Tuesday, May 5, 2015

An Orgy of Colour and Light

Paris in the springtime? I'll take Denmark in the springtime. 
You know when you've been snowmobiling all day with a bunch of people and at the end when everyone takes off their bulky ski-doo suits and you see some incredible babe* that has been with you the whole time? That's what Denmark is doing right now - peeling off the grey clouds and overflowing with flowers and birdsongs.

(*Note - according to my friend Stu Thomson, if it is a parka, ski-doo suit, coveralls or burka, if you're a Canadian male, you should be able to spot them.)

After biking with Maja to school, I like to continue on to my favorite spot in Humlebæk where I can look out over the ocean. Here I can escape my hectic, stressful lifestyle for a few minutes before I have to get back to the house where I must drink coffee and look at the harbour.


Rick is thinking Happy Thoughts

View from my Happy Place. Note the kayaker in his happy place. 
He's looking at me thinking it would be nice to sit on a park bench right now.

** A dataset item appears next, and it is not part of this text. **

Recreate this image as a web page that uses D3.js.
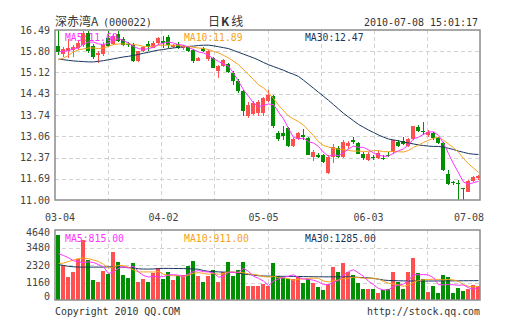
<!DOCTYPE html>
<html><head><meta charset="utf-8">
<script src="https://cdn.jsdelivr.net/npm/d3@7"></script>
<style>html,body{margin:0;padding:0;background:#fff;} svg{display:block;}</style>
</head><body>
<svg id="c" width="505" height="330"></svg>
<script>
// ---- data ----
const opens = [15.98,15.70,15.80,15.85,15.90,16.00,16.40,15.98,15.68,15.72,
16.22,16.05,16.35,16.20,16.05,16.02,15.48,15.82,16.05,15.92,
16.08,16.12,16.28,15.95,16.05,15.90,15.93,15.85,15.50,15.90,
15.56,15.58,15.18,15.32,15.39,15.10,14.83,14.51,13.72,13.78,
13.80,13.80,14.20,14.35,13.16,13.16,13.33,12.74,12.97,13.10,
13.00,12.40,12.45,12.45,11.88,12.40,12.68,12.40,12.75,12.95,
12.84,12.50,12.30,12.38,12.35,12.37,12.44,12.55,12.88,12.90,
12.75,12.98,13.37,13.22,13.10,13.15,12.99,12.83,11.84,11.58,
11.55,11.38,11.27,11.62,11.72];
const highs = [16.49,15.95,16.20,16.00,16.12,16.45,16.45,16.05,15.80,16.10,
16.45,16.35,16.45,16.28,16.10,16.08,15.82,15.98,16.12,16.12,
16.28,16.30,16.32,16.05,16.10,16.00,15.98,15.88,15.62,15.95,
15.85,15.62,15.35,15.55,15.42,15.15,14.90,14.55,14.15,14.20,
14.22,14.32,14.55,14.40,13.22,13.40,13.35,13.00,13.20,13.28,
13.05,12.60,12.52,12.50,12.45,12.80,12.75,12.95,12.90,13.05,
12.88,12.55,12.55,12.45,12.58,12.45,12.55,12.95,12.95,13.02,
13.00,13.40,13.42,13.52,13.25,13.20,13.02,12.88,11.98,11.60,
11.63,11.40,11.64,11.78,11.80];
const lows = [15.68,15.62,15.58,15.62,15.85,15.95,15.75,15.55,15.42,15.65,
15.95,16.00,16.10,15.98,15.95,15.45,15.45,15.78,15.80,15.90,
16.02,15.90,15.92,15.90,15.88,15.85,15.78,15.42,15.48,15.78,
15.50,15.25,14.95,15.28,15.10,14.72,14.45,13.70,13.65,13.75,
13.72,13.72,14.15,13.33,12.90,12.95,12.72,12.70,12.95,12.95,
12.45,12.25,12.35,12.20,11.83,12.20,12.35,12.35,12.65,12.80,
12.50,12.30,12.25,12.28,12.33,12.30,12.40,12.50,12.70,12.78,
12.70,12.95,13.20,13.10,13.05,12.95,12.80,11.95,11.50,11.50,
11.00,11.00,11.25,11.58,11.65];
const closes = [15.79,15.88,15.90,15.95,16.08,16.40,15.80,15.62,15.74,16.05,
15.98,16.30,16.15,16.02,16.00,15.48,15.80,15.95,15.93,16.08,
16.23,16.07,16.02,16.00,15.92,15.98,15.82,15.48,15.60,15.82,
15.80,15.27,15.32,15.53,15.13,14.83,14.51,13.86,14.08,14.14,
14.18,14.28,14.40,13.38,12.97,13.06,12.74,12.97,13.16,13.05,
12.46,12.56,12.40,12.24,12.40,12.70,12.40,12.88,12.85,12.88,
12.50,12.37,12.50,12.35,12.52,12.33,12.42,12.95,12.74,12.80,
12.98,13.38,13.24,13.18,13.20,12.99,12.83,11.97,11.52,11.54,
11.53,11.36,11.62,11.75,11.76];
const ma5 = [15.78,15.80,15.82,15.89,15.91,16.04,16.10,16.10,16.04,16.02,
16.07,16.15,16.21,16.15,16.07,15.96,15.89,15.86,15.89,15.93,
16.02,16.07,16.10,16.07,16.02,16.00,15.93,15.86,15.78,15.75,
15.67,15.56,15.48,15.39,15.32,15.10,14.83,14.56,14.35,14.13,
14.02,14.05,14.10,14.08,13.84,13.62,13.31,13.02,12.98,13.00,
12.88,12.84,12.73,12.54,12.41,12.46,12.43,12.52,12.65,12.74,
12.70,12.70,12.62,12.52,12.45,12.41,12.42,12.51,12.59,12.65,
12.78,12.97,13.03,13.12,13.20,13.20,13.09,12.83,12.50,12.17,
11.88,11.58,11.51,11.56,11.60];
const ma10 = [15.53,15.58,15.67,15.78,15.85,15.88,15.91,15.91,15.89,15.91,
15.96,16.02,16.04,16.04,16.04,16.02,16.00,15.96,15.96,15.96,
16.00,16.00,16.00,16.00,16.00,15.96,15.96,15.93,15.91,15.89,
15.86,15.80,15.75,15.67,15.59,15.48,15.37,15.21,15.05,14.89,
14.72,14.62,14.46,14.28,14.06,13.89,13.71,13.62,13.53,13.42,
13.25,13.08,12.88,12.76,12.71,12.67,12.64,12.63,12.60,12.58,
12.58,12.57,12.57,12.59,12.60,12.56,12.56,12.57,12.56,12.55,
12.60,12.70,12.77,12.86,12.93,12.99,13.03,12.93,12.81,12.69,
12.54,12.34,12.17,12.03,11.89];
const ma30 = [15.55,15.53,15.51,15.49,15.48,15.47,15.46,15.46,15.48,15.50,
15.53,15.56,15.59,15.62,15.64,15.67,15.70,15.74,15.77,15.81,
15.84,15.86,15.89,15.91,15.93,15.95,15.96,15.97,15.99,16.00,
16.00,15.98,15.95,15.92,15.89,15.83,15.77,15.71,15.65,15.59,
15.52,15.44,15.37,15.31,15.25,15.19,15.12,15.06,14.99,14.87,
14.74,14.61,14.48,14.35,14.22,14.08,13.94,13.80,13.68,13.56,
13.44,13.35,13.26,13.18,13.10,13.03,12.97,12.94,12.91,12.87,
12.84,12.81,12.78,12.76,12.74,12.73,12.73,12.71,12.67,12.63,
12.58,12.54,12.50,12.48,12.47];
const volumes = [4276,2353,1514,1845,2685,3966,2641,1293,1182,1911,
1735,3171,2508,1690,1470,2420,1182,1359,1182,1757,
2133,1359,1867,1293,1580,1690,2243,2618,1624,1226,
1558,1956,1226,1845,2552,1624,1956,2486,895,895,
961,1028,961,2420,1624,1470,1425,1425,1514,1138,
1359,1138,851,630,1050,2177,1889,2420,1889,1690,
1094,762,762,762,431,630,762,1889,1226,762,
1823,2771,1757,1359,563,950,480,1650,1500,455,
800,600,720,1000,955];
const volMa5 = [3060,2950,2800,2600,2535,2473,2530,2486,2353,2199,
1752,1858,2101,2203,2115,2252,1854,1624,1523,1580,
1523,1558,1660,1682,1646,1558,1735,1885,1951,1880,
1854,1796,1518,1562,1827,1841,1841,2093,1903,1571,
1439,1253,948,1253,1399,1501,1580,1673,1492,1394,
1372,1315,1200,1023,1006,1169,1319,1633,1885,2013,
1796,1571,1239,1014,762,669,669,895,988,1054,
1292,1694,1668,1694,1655,1480,1022,1000,1029,1007,
977,1001,815,715,815];
const volMa10 = [2400,2450,2550,2650,2750,2780,2740,2650,2550,2367,
2113,2194,2294,2278,2157,2002,1856,1863,1863,1848,
1888,1706,1642,1603,1613,1541,1647,1773,1817,1763,
1706,1766,1702,1757,1854,1848,1819,1806,1733,1699,
1640,1547,1521,1578,1485,1470,1417,1311,1373,1397,
1437,1448,1437,1258,1200,1271,1317,1417,1454,1510,
1483,1445,1436,1450,1388,1233,1120,1067,1001,908,
981,1182,1282,1341,1355,1386,1358,1334,1362,1331,
1229,1012,908,872,911];
const volMa30 = [2350,2290,2230,2200,2185,2180,2180,2180,2180,2185,
2195,2200,2190,2175,2160,2120,2070,2050,2050,2060,
2080,2095,2095,2090,2088,2080,2070,2055,2040,1950,
1900,1880,1865,1850,1845,1835,1780,1720,1690,1650,
1610,1590,1580,1575,1572,1570,1565,1562,1558,1553,
1548,1543,1540,1537,1536,1536,1536,1536,1536,1525,
1500,1480,1465,1430,1380,1320,1295,1285,1275,1268,
1262,1258,1255,1255,1258,1260,1262,1265,1268,1270,
1273,1276,1279,1282,1285];
const priceTicks = ["16.49","15.80","15.12","14.43","13.74","13.06","12.37","11.69","11.00"];
const volTicks = [4640,3480,2320,1160,0];
const dateLabels = ["03-04","04-02","05-05","06-03","07-08"];
const dateLabelIndex = [0,21,41,62,84];
const titleName = "深赤湾A", titleCode = "(000022)", titleTime = "2010-07-08 15:01:17";
const priceLegend = ["MA5:11.60","MA10:11.89","MA30:12.47"];
const volLegend = ["MA5:815.00","MA10:911.00","MA30:1285.00"];

// ---- styles ----
const RED = "#ff4f4f", GREEN = "#008f00";
const C5 = "#ff33ff", C10 = "#f7a21b", C30 = "#17365d";
const MONO = "'DejaVu Sans Mono', monospace";
const CJK = "'Noto Sans CJK SC', sans-serif";

const svg = d3.select("#c");
const L = 55, R = 480, PT = 30, PB = 200, VT = 230, VB = 300;
const n = closes.length;
const x = d3.scaleBand().domain(d3.range(n)).range([L, R]).paddingInner(0.2).paddingOuter(0.1);
const bx = i => Math.round(x(i));
const cx = i => bx(i) + 2.5;
const y = d3.scaleLinear().domain([11.00, 16.49]).range([PB, PT]);
const vy = d3.scaleLinear().domain([0, 4640]).range([VB, VT]);

svg.append("rect").attr("width",505).attr("height",330).attr("fill","#fff");

// grid
const grid = svg.append("g").attr("stroke","#d2d2d2").attr("stroke-dasharray","4,3").attr("stroke-width",1);
const vgx = d3.range(1,8).map(i => L + i*(R-L)/8);
vgx.forEach(gx => {
  const X = Math.round(gx)+0.5;
  grid.append("line").attr("x1",X).attr("x2",X).attr("y1",PT).attr("y2",PB);
  grid.append("line").attr("x1",X).attr("x2",X).attr("y1",VT).attr("y2",VB);
});
priceTicks.slice(1,-1).forEach(t => {
  const Y = Math.round(y(+t))+0.5;
  grid.append("line").attr("x1",L).attr("x2",R).attr("y1",Y).attr("y2",Y);
});
volTicks.slice(1,-1).forEach(t => {
  const Y = Math.round(vy(t))+0.5;
  grid.append("line").attr("x1",L).attr("x2",R).attr("y1",Y).attr("y2",Y);
});

// clip
const defs = svg.append("defs");
defs.append("clipPath").attr("id","cp").append("rect").attr("x",L).attr("y",PT).attr("width",R-L).attr("height",PB-PT);
defs.append("clipPath").attr("id","cv").append("rect").attr("x",L).attr("y",VT).attr("width",R-L).attr("height",VB-VT);

// candles
const cg = svg.append("g").attr("clip-path","url(#cp)");
d3.range(n).forEach(i => {
  const up = closes[i] >= opens[i];
  const col = up ? RED : GREEN;
  const yh = Math.round(y(highs[i])), yl = Math.round(y(lows[i]));
  cg.append("rect").attr("x", bx(i)+2).attr("y", yh).attr("width",1).attr("height", Math.max(1, yl-yh)).attr("fill", col);
  const yt = Math.round(y(Math.max(opens[i],closes[i]))), yb = Math.round(y(Math.min(opens[i],closes[i])));
  cg.append("rect").attr("x", bx(i)).attr("y", yt).attr("width",4).attr("height", Math.max(1, yb-yt)).attr("fill", col);
});
const line = (arr, sc) => d3.line().x((d,i)=>cx(i)).y(d=>sc(d))(arr);
[[ma30,C30],[ma10,C10],[ma5,C5]].forEach(([a,c]) => {
  cg.append("path").attr("d", line(a,y)).attr("fill","none").attr("stroke",c).attr("stroke-width",1);
});

// volume
const vg = svg.append("g").attr("clip-path","url(#cv)");
d3.range(n).forEach(i => {
  const col = closes[i] >= opens[i] ? RED : GREEN;
  const t = Math.round(vy(volumes[i]));
  vg.append("rect").attr("x", bx(i)).attr("y", t).attr("width",4).attr("height", VB - t).attr("fill", col);
});
[[volMa30,C30],[volMa10,C10],[volMa5,C5]].forEach(([a,c]) => {
  vg.append("path").attr("d", line(a,vy)).attr("fill","none").attr("stroke",c).attr("stroke-width",1);
});

// borders
svg.append("rect").attr("x",L).attr("y",PT).attr("width",R-L).attr("height",PB-PT).attr("fill","none").attr("stroke","#8c8c8c").attr("stroke-width",1.5);
svg.append("rect").attr("x",L).attr("y",VT).attr("width",R-L).attr("height",VB-VT).attr("fill","none").attr("stroke","#8c8c8c").attr("stroke-width",1.5);

// axis labels
const tx = svg.append("g").attr("font-family",MONO).attr("font-size","10px").attr("fill","#444");
priceTicks.forEach(t => {
  tx.append("text").attr("x",50).attr("y", y(+t)+3.6).attr("text-anchor","end").text(t);
});
volTicks.forEach(t => {
  const c = Math.min(Math.max(vy(t), VT+2), VB-3.5);
  tx.append("text").attr("x",50).attr("y", c+3.6).attr("text-anchor","end").text(String(t));
});
dateLabels.forEach((d,j) => {
  const c = Math.min(Math.max(cx(dateLabelIndex[j]), 60), 469);
  tx.append("text").attr("x",c).attr("y",221).attr("text-anchor","middle").text(d);
});

// legends
const lg = svg.append("g").attr("font-family",MONO).attr("font-size","11px");
const legX = [65,184,305], lcol = [C5,C10,C30];
priceLegend.forEach((s,j) => lg.append("text").attr("x",legX[j]).attr("y",40.5).attr("fill",lcol[j])
  .attr("textLength", s.length*5.85).attr("lengthAdjust","spacingAndGlyphs").text(s));
volLegend.forEach((s,j) => lg.append("text").attr("x",legX[j]).attr("y",241.5).attr("fill",lcol[j])
  .attr("textLength", s.length*5.9).attr("lengthAdjust","spacingAndGlyphs").text(s));

// title & footer
const hd = svg.append("g").attr("fill","#333");
hd.append("text").attr("x",55).attr("y",25.5).attr("font-family",CJK).attr("font-size","12px").text(titleName);
hd.append("text").attr("x",103).attr("y",25.5).attr("font-family",MONO).attr("font-size","11px")
  .attr("textLength",49).attr("lengthAdjust","spacingAndGlyphs").text(titleCode);
const mid = hd.append("text").attr("x",208).attr("y",25.5).attr("font-family",CJK).attr("font-size","12px");
mid.append("tspan").text("日");
mid.append("tspan").attr("font-weight","bold").attr("dx",1).text("K");
mid.append("tspan").attr("dx",2).text("线");
hd.append("text").attr("x",364).attr("y",25.5).attr("font-family",MONO).attr("font-size","11px")
  .attr("textLength",114).attr("lengthAdjust","spacingAndGlyphs").text(titleTime);
hd.append("text").attr("x",55).attr("y",315).attr("font-family",MONO).attr("font-size","11px")
  .attr("textLength",125).attr("lengthAdjust","spacingAndGlyphs").text("Copyright 2010 QQ.COM");
hd.append("text").attr("x",367).attr("y",315).attr("font-family",MONO).attr("font-size","11px")
  .attr("textLength",113).attr("lengthAdjust","spacingAndGlyphs").text("http://stock.qq.com");
</script>
</body></html>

Before the leaves arrive on the trees, the flowers blossom so we've got white, pink and yellow flowering trees everywhere. If you continue my earlier analogy, Denmark has her hair done up, makeup tastefully done, jewelry everywhere and she's twerking right now.


A glorious canopy of flowers so you can skip your way to the train station to commute.

A "Tulip Tree" which has flowers that are just like a…um…uh...

Makes you want to lie down and stare at the clouds. 
But then the bugs will come and it won't be as pleasant as you imagined.

We broke all of the Danish traveling rules and drove 2 hours out and back on the same day (with no coffee breaks) to get to Møn, which is a little island just south of Copenhagen.



The claim to fame for Møn is the Chalk Klints (Cliffs) which are on the easternmost side of the island facing the sea. The whole island is quaint and picturesque, but the main tourist draw is a walk along the coastline where the chalk slowly falls into the sea during storms and exposes some great fossils. The dinosaurs here are the same as in North America except they have a more formal class structure and tend to fight amongst themselves.

Rolling countryside of Møn. "Surf and Turf" for supper every night if you live here.


The Chalk Klint. (Hey, Cliff Renwick!)

Chalk and Chert 
(for my Geological friends - sorry I didn't have a rock hammer for scale)

One big winter storm and this comes down. Better get the kids away from there.

We're rounding the corner into the final months of our Danish experience. Mother Nature is working hard to erase the dark winter and it feels like we have so much to do with so little time. Our friends Deb and Gerry are visiting at the end of May, Mette turns 50, and we might try to squeeze in a week in Paris but mostly we want to explore Denmark before the rising sea level turns this country into a shallow lake.